Use case: infographic-diagram. Asset type: 16:9 website figure for Ropedia
Xperience-10M foundation pipeline track. Create a structured diagram, not
concept art, for a spatial intelligence model training direction. Show four
left-to-right zones: inputs, task targets, model training, and evaluation
gates. The content should represent multiview RGB, egocentric video, depth,
camera pose, calibration, object/contact/language cues, spatial QA, object
counting, object permanence, relative location, multiview retrieval, 3D
consistency, spatial-memory encoders, and held-out episode metrics. Use a
premium dark research-product style, high contrast, crisp panels, clean
technical linework, no decorative blobs, no logos, no watermark.

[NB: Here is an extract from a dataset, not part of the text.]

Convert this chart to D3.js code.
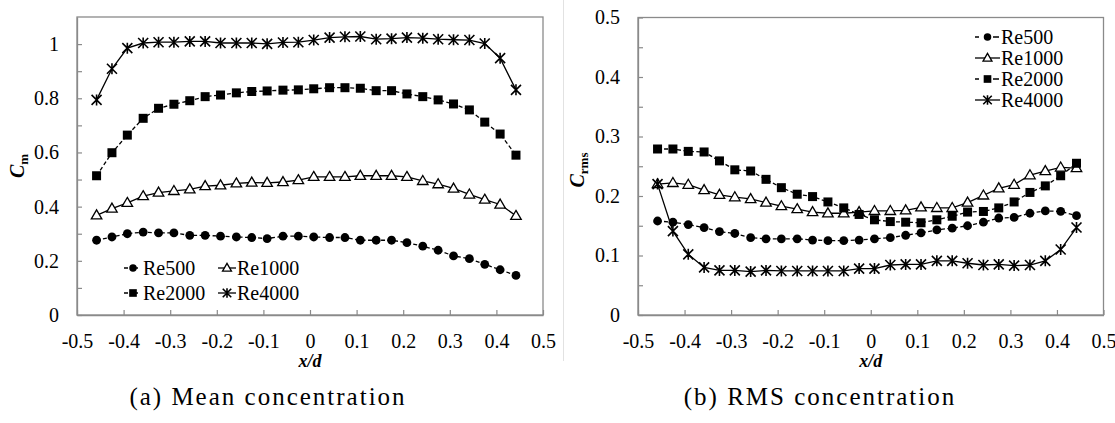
<!DOCTYPE html>
<html>
<head>
<meta charset="utf-8">
<script src="https://cdn.jsdelivr.net/npm/d3@7"></script>
<style>
  html, body { margin: 0; padding: 0; background: #fff; }
  svg { display: block; }
</style>
</head>
<body>
<svg id="fig" width="1115" height="423"></svg>
<script>
// Measurement positions across the jet (x/d)
const xPos = [-0.458, -0.425, -0.392, -0.358, -0.325, -0.292, -0.258, -0.225, -0.192, -0.158,
              -0.125, -0.092, -0.058, -0.025, 0.008, 0.042, 0.075, 0.108, 0.142, 0.175,
              0.208, 0.242, 0.275, 0.308, 0.342, 0.375, 0.408, 0.442];

const seriesNames = ["Re500", "Re1000", "Re2000", "Re4000"];

// Mean concentration C_m
const meanRe500  = [0.276, 0.288, 0.300, 0.306, 0.303, 0.303, 0.294, 0.294, 0.291, 0.288, 0.286, 0.282,
                    0.291, 0.291, 0.288, 0.286, 0.286, 0.276, 0.276, 0.276, 0.267, 0.254, 0.239, 0.218,
                    0.208, 0.187, 0.167, 0.146];
const meanRe1000 = [0.368, 0.393, 0.414, 0.439, 0.452, 0.458, 0.464, 0.476, 0.479, 0.486, 0.489, 0.488,
                    0.491, 0.498, 0.510, 0.510, 0.510, 0.514, 0.514, 0.514, 0.510, 0.495, 0.483, 0.467,
                    0.445, 0.426, 0.408, 0.366];
const meanRe2000 = [0.514, 0.599, 0.664, 0.726, 0.763, 0.778, 0.791, 0.806, 0.812, 0.820, 0.825, 0.827,
                    0.830, 0.831, 0.835, 0.839, 0.839, 0.837, 0.828, 0.828, 0.816, 0.806, 0.794, 0.779,
                    0.757, 0.712, 0.668, 0.590];
const meanRe4000 = [0.794, 0.909, 0.985, 1.004, 1.007, 1.007, 1.010, 1.010, 1.004, 1.004, 1.004, 1.001,
                    1.006, 1.007, 1.015, 1.024, 1.027, 1.028, 1.018, 1.020, 1.024, 1.022, 1.018, 1.016,
                    1.015, 1.002, 0.948, 0.831];

// RMS concentration C_rms
const rmsRe500  = [0.158, 0.156, 0.152, 0.147, 0.140, 0.137, 0.130, 0.128, 0.128, 0.128, 0.126, 0.125,
                   0.125, 0.126, 0.128, 0.130, 0.134, 0.138, 0.143, 0.146, 0.150, 0.156, 0.163, 0.164,
                   0.171, 0.175, 0.174, 0.167];
const rmsRe1000 = [0.220, 0.222, 0.219, 0.210, 0.202, 0.198, 0.195, 0.189, 0.183, 0.178, 0.173, 0.171,
                   0.171, 0.173, 0.175, 0.175, 0.176, 0.181, 0.180, 0.180, 0.189, 0.201, 0.213, 0.219,
                   0.235, 0.242, 0.248, 0.247];
const rmsRe2000 = [0.279, 0.279, 0.275, 0.274, 0.259, 0.244, 0.242, 0.228, 0.214, 0.203, 0.199, 0.190,
                   0.180, 0.169, 0.160, 0.157, 0.156, 0.155, 0.160, 0.166, 0.173, 0.174, 0.180, 0.190,
                   0.206, 0.217, 0.234, 0.255];
const rmsRe4000 = [0.220, 0.141, 0.102, 0.080, 0.075, 0.075, 0.073, 0.075, 0.074, 0.074, 0.074, 0.074,
                   0.074, 0.078, 0.078, 0.084, 0.085, 0.085, 0.091, 0.091, 0.087, 0.084, 0.085, 0.083,
                   0.084, 0.091, 0.110, 0.147];

// Axis ticks
const xTicks      = [-0.5, -0.4, -0.3, -0.2, -0.1, 0, 0.1, 0.2, 0.3, 0.4, 0.5];
const xTickLabels = ["-0.5", "-0.4", "-0.3", "-0.2", "-0.1", "0", "0.1", "0.2", "0.3", "0.4", "0.5"];
const meanYTicks      = [0, 0.1, 0.2, 0.3, 0.4, 0.5, 0.6, 0.7, 0.8, 0.9, 1.0];
const meanYTickLabels = ["0", "", "0.2", "", "0.4", "", "0.6", "", "0.8", "", "1"];
const rmsYTicks      = [0, 0.05, 0.1, 0.15, 0.2, 0.25, 0.3, 0.35, 0.4, 0.45, 0.5];
const rmsYTickLabels = ["0", "", "0.1", "", "0.2", "", "0.3", "", "0.4", "", "0.5"];

const FONT = '"Liberation Serif"';
const svg = d3.select("#fig");
const axisColor = "#8a8a8a";

// apply the serif face and size to a text selection
function serif(sel, size) {
  return sel.style("font-family", FONT).style("font-size", size + "px").attr("fill", "#000");
}

// Series appearance: marker type and line dash
const styles = {
  Re500:  { marker: "circle",   dash: "4,2.5" },
  Re1000: { marker: "triangle", dash: null },
  Re2000: { marker: "square",   dash: "4,2.5" },
  Re4000: { marker: "star",     dash: null }
};

function drawMarker(g, type, x, y, k) {
  k = k || 1;
  if (type === "circle") {
    g.append("circle").attr("cx", x).attr("cy", y).attr("r", 4.4 * k).attr("fill", "#000");
  } else if (type === "square") {
    const s = 9 * k;
    g.append("rect").attr("x", x - s / 2).attr("y", y - s / 2).attr("width", s).attr("height", s).attr("fill", "#000");
  } else if (type === "triangle") {
    const h = 9 * k, w = 10.5 * k;
    g.append("path")
      .attr("d", `M${x},${y - h * 0.6}L${x + w / 2},${y + h * 0.4}L${x - w / 2},${y + h * 0.4}Z`)
      .attr("fill", "#fff").attr("stroke", "#000").attr("stroke-width", 1.3);
  } else if (type === "star") {
    const s = 5 * k;
    g.append("path")
      .attr("d", `M${x - s},${y - s}L${x + s},${y + s}M${x + s},${y - s}L${x - s},${y + s}M${x},${y - s - 0.5}L${x},${y + s + 0.5}`)
      .attr("fill", "none").attr("stroke", "#000").attr("stroke-width", 1.6);
  }
}

function drawPanel(cfg) {
  const x = d3.scaleLinear().domain([-0.5, 0.5]).range([cfg.left, cfg.right]);
  const y = d3.scaleLinear().domain(cfg.yDomain).range([cfg.bottom, cfg.top]);
  const g = svg.append("g");

  // plot frame
  g.append("rect")
    .attr("x", cfg.left).attr("y", cfg.top)
    .attr("width", cfg.right - cfg.left).attr("height", cfg.bottom - cfg.top)
    .attr("fill", "none").attr("stroke", axisColor).attr("stroke-width", 1.3);

  // x axis with inward ticks
  const xAxis = d3.axisBottom(x)
    .tickValues(xTicks)
    .tickFormat((d, i) => xTickLabels[i])
    .tickSizeInner(-5).tickSizeOuter(0).tickPadding(19);
  const gx = g.append("g").attr("transform", `translate(0,${cfg.bottom})`).call(xAxis)
    .attr("font-family", null).attr("font-size", null);
  gx.select(".domain").attr("stroke", axisColor).attr("stroke-width", 1.3);
  gx.selectAll(".tick line").attr("stroke", axisColor).attr("stroke-width", 1.2);
  serif(gx.selectAll(".tick text"), 20);

  // y axis with inward ticks
  const yAxis = d3.axisLeft(y)
    .tickValues(cfg.yTicks)
    .tickFormat((d, i) => cfg.yTickLabels[i])
    .tickSizeInner(-5).tickSizeOuter(0).tickPadding(18);
  const gy = g.append("g").attr("transform", `translate(${cfg.left},0)`).call(yAxis)
    .attr("font-family", null).attr("font-size", null);
  gy.select(".domain").attr("stroke", axisColor).attr("stroke-width", 1.3);
  gy.selectAll(".tick line").attr("stroke", axisColor).attr("stroke-width", 1.2);
  serif(gy.selectAll(".tick text"), 20);

  // series lines and markers
  const line = d3.line().x(d => x(d[0])).y(d => y(d[1]));
  cfg.series.forEach((vals, si) => {
    const st = styles[seriesNames[si]];
    const pts = xPos.map((xv, i) => [xv, vals[i]]);
    const sg = g.append("g");
    sg.append("path").datum(pts).attr("d", line)
      .attr("fill", "none").attr("stroke", "#000").attr("stroke-width", 1.3)
      .attr("stroke-dasharray", st.dash);
    pts.forEach(p => drawMarker(sg, st.marker, x(p[0]), y(p[1])));
  });

  // legend
  const lg = g.append("g");
  seriesNames.forEach((name, i) => {
    const pos = cfg.legendPos(i);
    const st = styles[name];
    lg.append("line")
      .attr("x1", pos.x).attr("x2", pos.x + cfg.legendSample)
      .attr("y1", pos.y).attr("y2", pos.y)
      .attr("stroke", "#000").attr("stroke-width", 1.3)
      .attr("stroke-dasharray", st.dash ? "4,6,4" : null);
    drawMarker(lg, st.marker, pos.x + cfg.legendSample / 2, pos.y, 0.85);
    serif(lg.append("text"), 20)
      .attr("x", pos.x + cfg.legendSample + 1).attr("y", pos.y)
      .attr("dy", "0.34em")
      .text(name);
  });

  // axis titles
  const cx = (cfg.left + cfg.right) / 2;
  serif(g.append("text"), 18)
    .attr("x", cx).attr("y", cfg.bottom + 52)
    .attr("text-anchor", "middle")
    .style("font-weight", "bold").style("font-style", "italic")
    .text("x/d");

  const yt = serif(g.append("text"), 20)
    .attr("transform", `translate(${cfg.yTitleX},${cfg.yTitleY}) rotate(-90)`)
    .attr("text-anchor", "middle")
    .style("font-weight", "bold");
  yt.append("tspan").style("font-style", "italic").text("C");
  yt.append("tspan").attr("dy", "0.3em").style("font-size", "13px").text(cfg.ySub);

  // panel caption
  serif(g.append("text"), 25)
    .attr("x", cfg.captionX).attr("y", 405)
    .attr("text-anchor", "middle")
    .style("letter-spacing", "2px")
    .text(cfg.caption);
}

// faint chart-area border of the right panel
svg.append("line").attr("x1", 563.5).attr("x2", 563.5).attr("y1", 0).attr("y2", 361)
  .attr("stroke", "#e2e2e2").attr("stroke-width", 1);

drawPanel({
  left: 77, right: 543, top: 17, bottom: 315,
  yDomain: [0, 1.1], yTicks: meanYTicks, yTickLabels: meanYTickLabels,
  series: [meanRe500, meanRe1000, meanRe2000, meanRe4000],
  legendSample: 18,
  legendPos: i => ({ x: i % 2 === 0 ? 124 : 218, y: i < 2 ? 268 : 293 }),
  yTitleX: 24, yTitleY: 166, ySub: "m",
  captionX: 268, caption: "(a) Mean concentration"
});

drawPanel({
  left: 638, right: 1103.5, top: 17.5, bottom: 315,
  yDomain: [0, 0.5], yTicks: rmsYTicks, yTickLabels: rmsYTickLabels,
  series: [rmsRe500, rmsRe1000, rmsRe2000, rmsRe4000],
  legendSample: 25,
  legendPos: i => ({ x: 975, y: 37 + i * 21 }),
  yTitleX: 584, yTitleY: 170, ySub: "rms",
  captionX: 820, caption: "(b) RMS concentration"
});
</script>
</body>
</html>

## Human-Video World Models

Use case: infographic-diagram. Asset type: 16:9 website figure for Ropedia
Xperience-10M foundation pipeline track. Create a structured diagram, not
concept art, for a human-video world-model training direction. Show four
left-to-right zones: observed interaction inputs, future task targets, model
training, and held-out future evaluation. The content should represent
observed video/audio/sensor windows, hand/body motion, camera pose,
object/contact state, action/subtask labels, next action, next subtask, future
object set, contact transition, camera-motion delta, latent future state, Qwen
structured future probes, Cosmos/dynamics branches, rollout or latent
reconstruction, no future leakage, and future-task metrics. Use a premium dark
research-product style, high contrast, crisp panels, clean technical linework,
no decorative blobs, no logos, no watermark.

## Vision-Language-Action

Use case: infographic-diagram. Asset type: 16:9 website figure for Ropedia
Xperience-10M foundation pipeline track. Create a structured diagram, not
concept art, for a vision-language-action model training direction. Show four
left-to-right zones: observation/language inputs, action task targets,
VLA/policy-compatible training, and held-out action evaluation. The content
should represent egocentric video, captions, objects, contacts, procedures,
hand/body motion windows, subtask labels, action-token vocabulary, next action,
action chunks, object-conditioned action, contact state, subtask transition,
action-space conversion, normalization, leakage and retargeting reports, VLA
or policy heads, and held-out policy/action metrics. Use a premium dark
research-product style, high contrast, crisp panels, clean technical linework,
no decorative blobs, no logos, no watermark.